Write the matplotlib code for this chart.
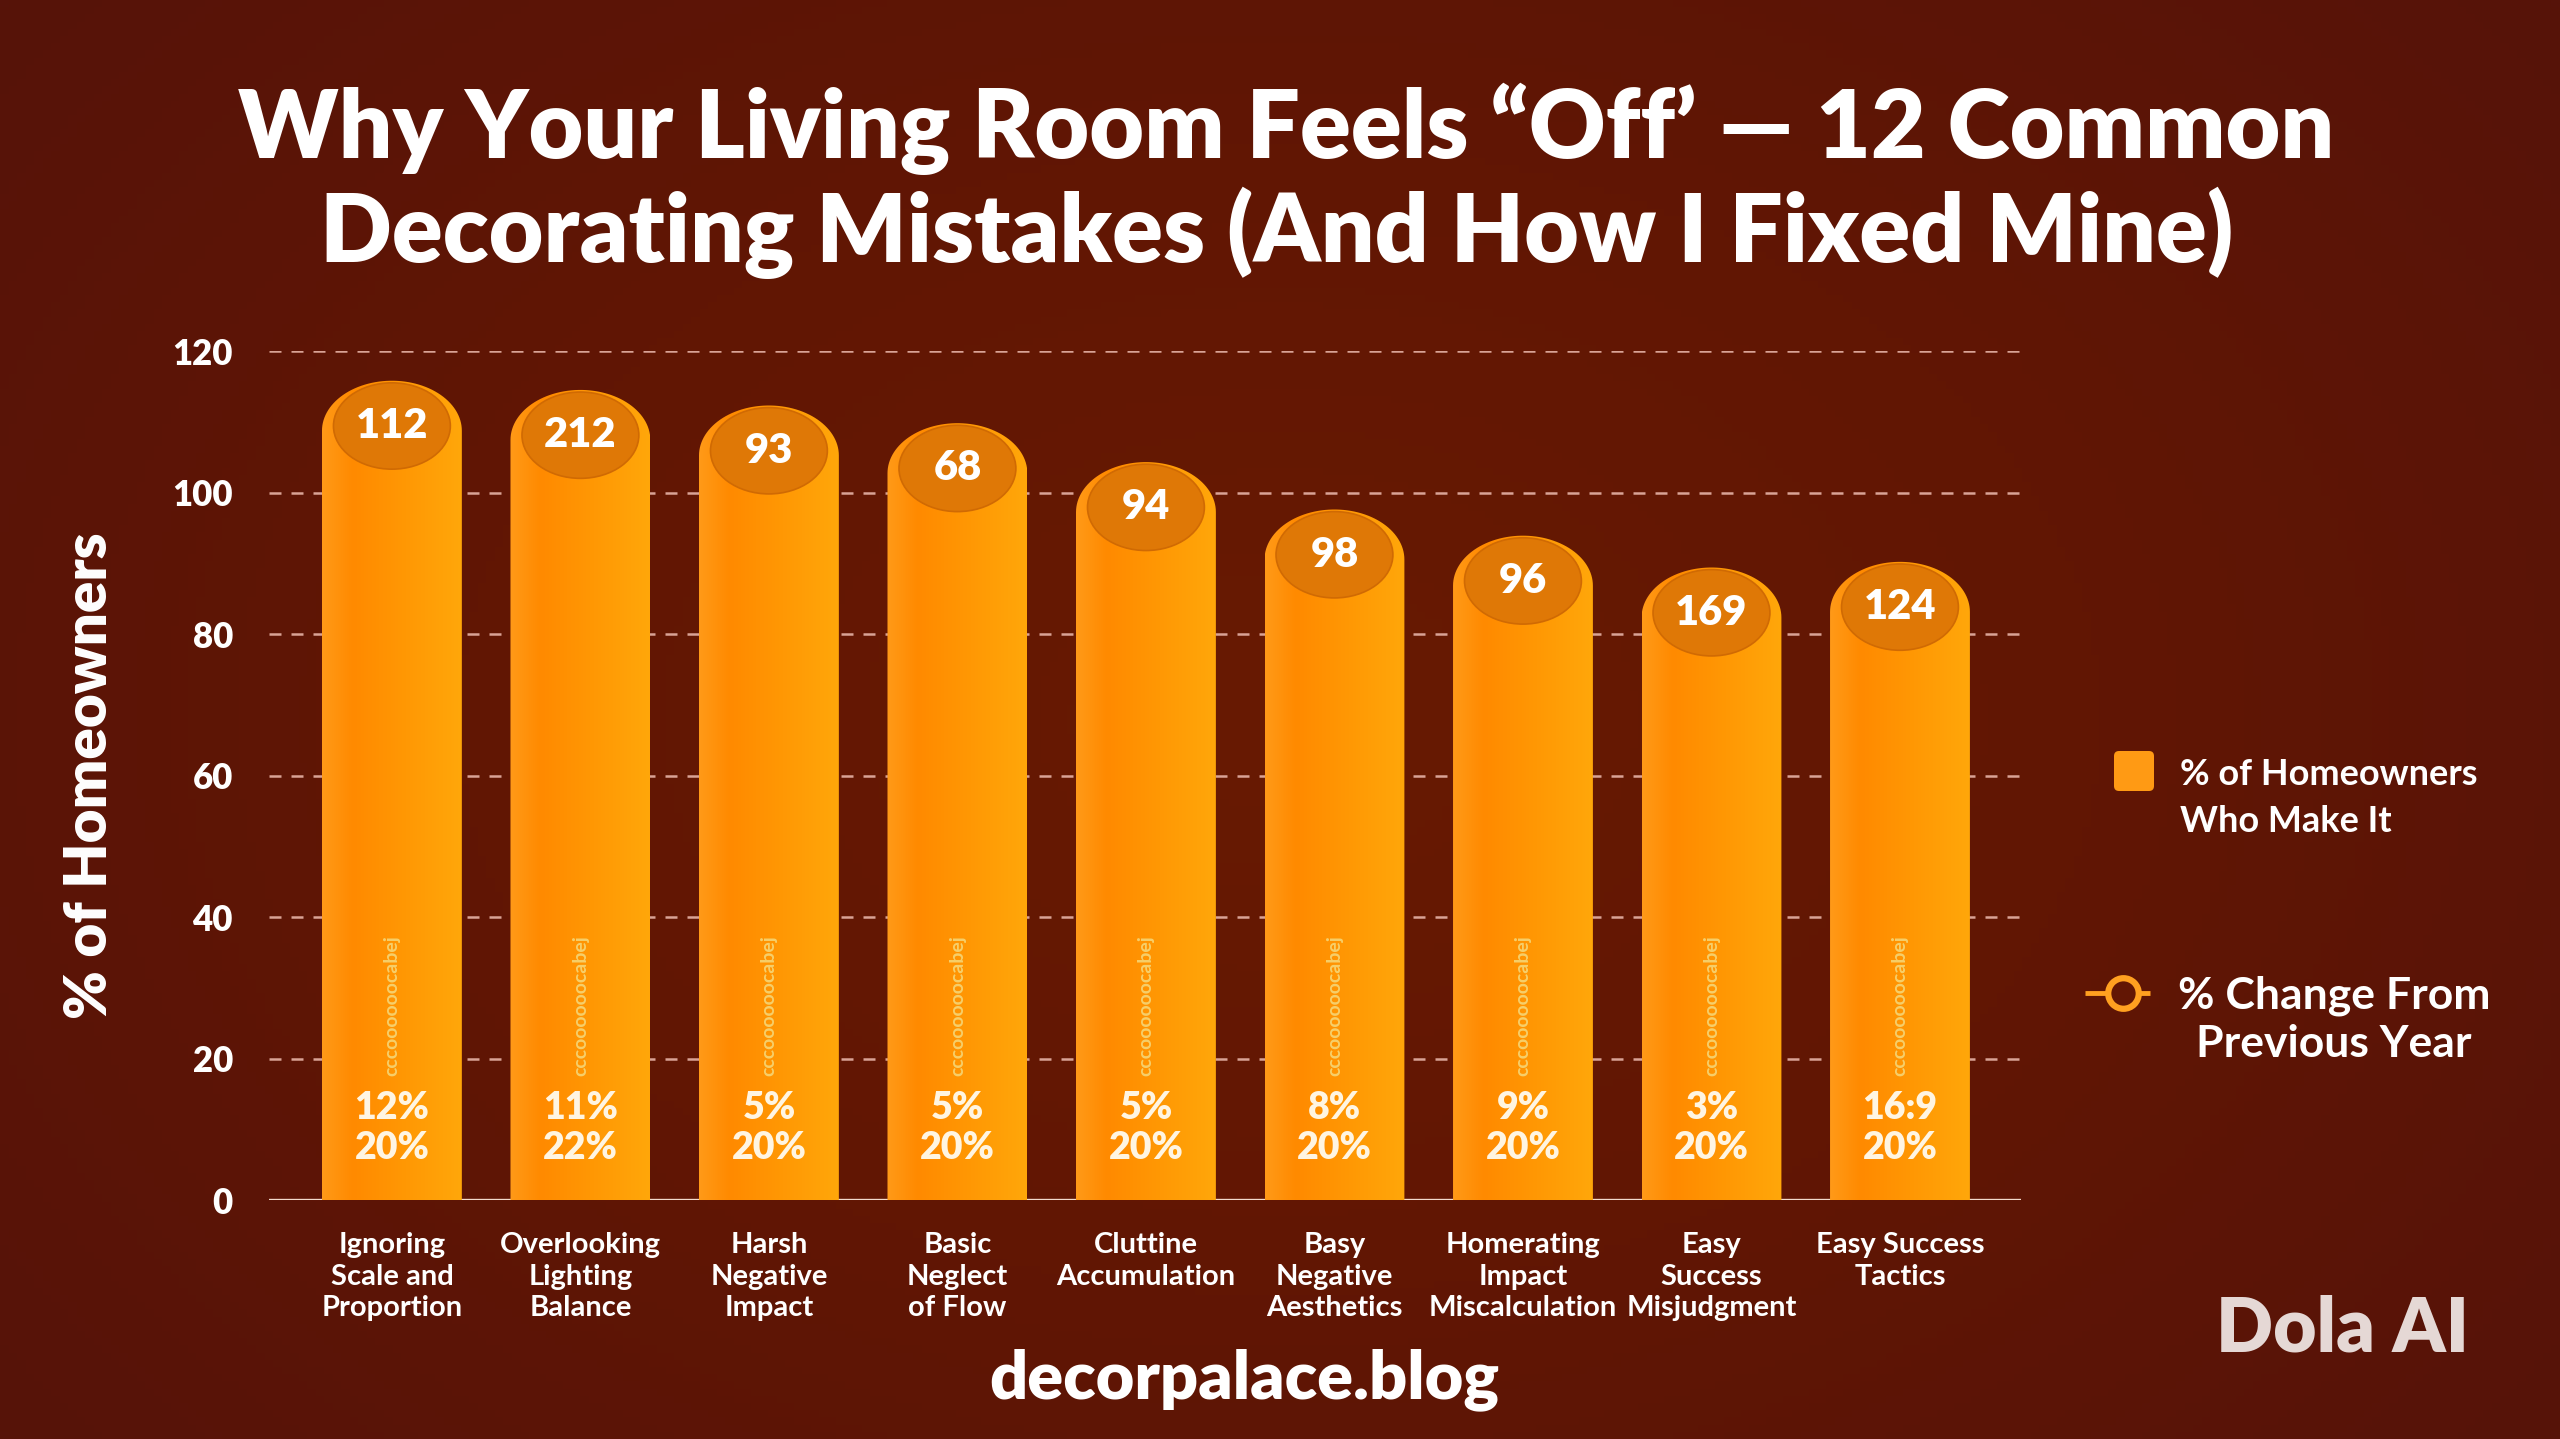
import numpy as np
import matplotlib
matplotlib.use("Agg")
from matplotlib import pyplot as plt
from matplotlib import font_manager
from matplotlib.path import Path
from matplotlib.patches import PathPatch, Ellipse, FancyBboxPatch
from matplotlib.colors import LinearSegmentedColormap

# data
categories = ["Ignoring\nScale and\nProportion", "Overlooking\nLighting\nBalance",
              "Harsh\nNegative\nImpact", "Basic\nNeglect\nof Flow", "Cluttine\nAccumulation",
              "Basy\nNegative\nAesthetics", "Homerating\nImpact\nMiscalculation",
              "Easy\nSuccess\nMisjudgment", "Easy Success\nTactics"]
homeowners = [115.8, 114.5, 112.3, 109.8, 104.3, 97.6, 93.9, 89.4, 90.2]
badges = ["112", "212", "93", "68", "94", "98", "96", "169", "124"]
change_pct = ["12%", "11%", "5%", "5%", "5%", "8%", "9%", "3%", "16:9"]
share_pct = ["20%", "22%", "20%", "20%", "20%", "20%", "20%", "20%", "20%"]
yticks = [0, 20, 40, 60, 80, 100, 120]

W, H = 2560, 1439
names = {f.name for f in font_manager.fontManager.ttflist}
FONT = "Lato" if "Lato" in names else "DejaVu Sans"
NARROW = "Liberation Sans Narrow" if "Liberation Sans Narrow" in names else FONT
plt.rcParams["font.family"] = [FONT, "DejaVu Sans"]

BG = "#621604"
fig = plt.figure(figsize=(W / 100, H / 100), dpi=100, facecolor=BG)


def fx(x):
    return x / W


def fy(y):
    return 1 - y / H


# background with a soft vignette, pixel coordinates
bg = fig.add_axes([0, 0, 1, 1], zorder=-10)
yy, xx = np.mgrid[0:1:200j, 0:1:300j]
r = np.sqrt((xx - 0.5) ** 2 + ((yy - 0.5) * 0.8) ** 2)
bg_cmap = LinearSegmentedColormap.from_list("bg", ["#681A02", "#611604", "#561309"])
bg.imshow(r, cmap=bg_cmap, extent=[0, W, H, 0], aspect="auto")
bg.set_xlim(0, W)
bg.set_ylim(H, 0)
bg.axis("off")

# main chart
ax = fig.add_axes([fx(269), fy(1200), fx(2021 - 269), (1200 - 351) / H])
ax.set_facecolor("none")
x = np.arange(len(categories))
half = 0.371
cap = 50 / 7.075

bar_cmap = LinearSegmentedColormap.from_list(
    "bar", [(0, "#FF9A18"), (0.22, "#FF8A00"), (0.6, "#FF9804"), (1, "#FFA70A")])
grad = np.tile(np.linspace(0, 1, 256), (64, 1))

for xi, h in zip(x, homeowners):
    t = np.linspace(0, np.pi, 60)
    verts = [(xi - half, 0), (xi + half, 0), (xi + half, h - cap)]
    verts += list(zip(xi + half * np.cos(t), h - cap + cap * np.sin(t)))
    verts += [(xi - half, 0)]
    codes = [Path.MOVETO] + [Path.LINETO] * (len(verts) - 2) + [Path.CLOSEPOLY]
    patch = PathPatch(Path(verts, codes), facecolor="none", edgecolor="none")
    ax.add_patch(patch)
    im = ax.imshow(grad, cmap=bar_cmap, extent=[xi - half, xi + half, 0, h],
                   aspect="auto", zorder=2)
    im.set_clip_path(patch)
    ax.add_patch(Ellipse((xi, h - 6.4), 0.62, 12.2, facecolor="#DF7806",
                         edgecolor="#D06A03", lw=1.2, zorder=3))

for xi, h, b in zip(x, homeowners, badges):
    ax.text(xi, h - 6.4, b, ha="center", va="center", fontsize=30,
            fontweight="heavy", color="white", zorder=5)

for xi, c, s in zip(x, change_pct, share_pct):
    ax.text(xi, 27.5, "cccoooooocabej", rotation=90, ha="center", va="center",
            fontsize=14, fontweight="bold", color="#F6CF6A", zorder=5)
    ax.text(xi, 13.0, c, ha="center", va="center", fontsize=27,
            fontweight="heavy", color="#FFF5E2", zorder=5)
    ax.text(xi, 7.3, s, ha="center", va="center", fontsize=27,
            fontweight="heavy", color="#FFF5E2", zorder=5)

ax.set_xlim(-0.652, 8.642)
ax.set_ylim(0, 120)
ax.set_yticks(yticks)
ax.set_yticklabels([str(v) for v in yticks], fontsize=25, fontweight="heavy", color="white")
ax.set_xticks(x)
ax.set_xticklabels(categories, fontsize=21, color="white", fontweight="bold",
                   family=[NARROW, "DejaVu Sans"], linespacing=1.27)
ax.tick_params(axis="y", length=0, pad=26)
ax.tick_params(axis="x", length=0, pad=23)
for sp in ax.spines.values():
    sp.set_visible(False)
ax.set_axisbelow(True)
ax.yaxis.grid(True, color="#D9A396", lw=1.8, linestyle=(0, (4.8, 4.0)))
ax.axhline(0, color="#F2DACD", lw=2.4, zorder=1)

# titles and texts
fig.text(fx(1286), fy(158), "Why Your Living Room Feels \u201cOff\u2019 \u2014 12 Common",
         ha="center", va="baseline", fontsize=68, fontweight="heavy", color="white")
fig.text(fx(1277), fy(262), "Decorating Mistakes (And How I Fixed Mine)",
         ha="center", va="baseline", fontsize=68, fontweight="heavy", color="white")
fig.text(fx(90), fy(776), "% of Homeowners", rotation=90, ha="center", va="center",
         fontsize=42, fontweight="heavy", color="white")
fig.text(fx(1244), fy(1398), "decorpalace.blog", ha="center", va="baseline",
         fontsize=48, fontweight="heavy", color="white")
fig.text(fx(2342), fy(1352), "Dola AI", ha="center", va="baseline",
         fontsize=54, fontweight="heavy", color="#E5D8D5")

# legend drawn in pixel space
bg.add_patch(FancyBboxPatch((2116, 753), 36, 36, boxstyle="round,pad=2,rounding_size=5",
                            facecolor="#FF9A14", edgecolor="none"))
fig.text(fx(2180), fy(798), "% of Homeowners\nWho Make It", ha="left", va="center",
         fontsize=26, fontweight="bold", color="white", linespacing=1.55)
bg.plot([2085, 2150], [993, 993], color="#FFA020", lw=3.5, solid_capstyle="butt")
bg.plot([2123], [993], marker="o", markersize=22, markerfacecolor=BG,
        markeredgecolor="#FFA020", markeredgewidth=4.5)
fig.text(fx(2334), fy(1020), "% Change From\nPrevious Year", ha="center", va="center",
         fontsize=32, fontweight="bold", color="white", linespacing=1.25,
         multialignment="center")

fig.savefig("out.png", dpi=100, facecolor=BG)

****

● AIM OF THE EXERCISE
Leave out the pictures and repeat exactly the lines from the start of the material through the line that contains "return x / W", both included.

● TASK ANSWER
Write the matplotlib code for this chart.
import numpy as np
import matplotlib
matplotlib.use("Agg")
from matplotlib import pyplot as plt
from matplotlib import font_manager
from matplotlib.path import Path
from matplotlib.patches import PathPatch, Ellipse, FancyBboxPatch
from matplotlib.colors import LinearSegmentedColormap

# data
categories = ["Ignoring\nScale and\nProportion", "Overlooking\nLighting\nBalance",
              "Harsh\nNegative\nImpact", "Basic\nNeglect\nof Flow", "Cluttine\nAccumulation",
              "Basy\nNegative\nAesthetics", "Homerating\nImpact\nMiscalculation",
              "Easy\nSuccess\nMisjudgment", "Easy Success\nTactics"]
homeowners = [115.8, 114.5, 112.3, 109.8, 104.3, 97.6, 93.9, 89.4, 90.2]
badges = ["112", "212", "93", "68", "94", "98", "96", "169", "124"]
change_pct = ["12%", "11%", "5%", "5%", "5%", "8%", "9%", "3%", "16:9"]
share_pct = ["20%", "22%", "20%", "20%", "20%", "20%", "20%", "20%", "20%"]
yticks = [0, 20, 40, 60, 80, 100, 120]

W, H = 2560, 1439
names = {f.name for f in font_manager.fontManager.ttflist}
FONT = "Lato" if "Lato" in names else "DejaVu Sans"
NARROW = "Liberation Sans Narrow" if "Liberation Sans Narrow" in names else FONT
plt.rcParams["font.family"] = [FONT, "DejaVu Sans"]

BG = "#621604"
fig = plt.figure(figsize=(W / 100, H / 100), dpi=100, facecolor=BG)


def fx(x):
    return x / W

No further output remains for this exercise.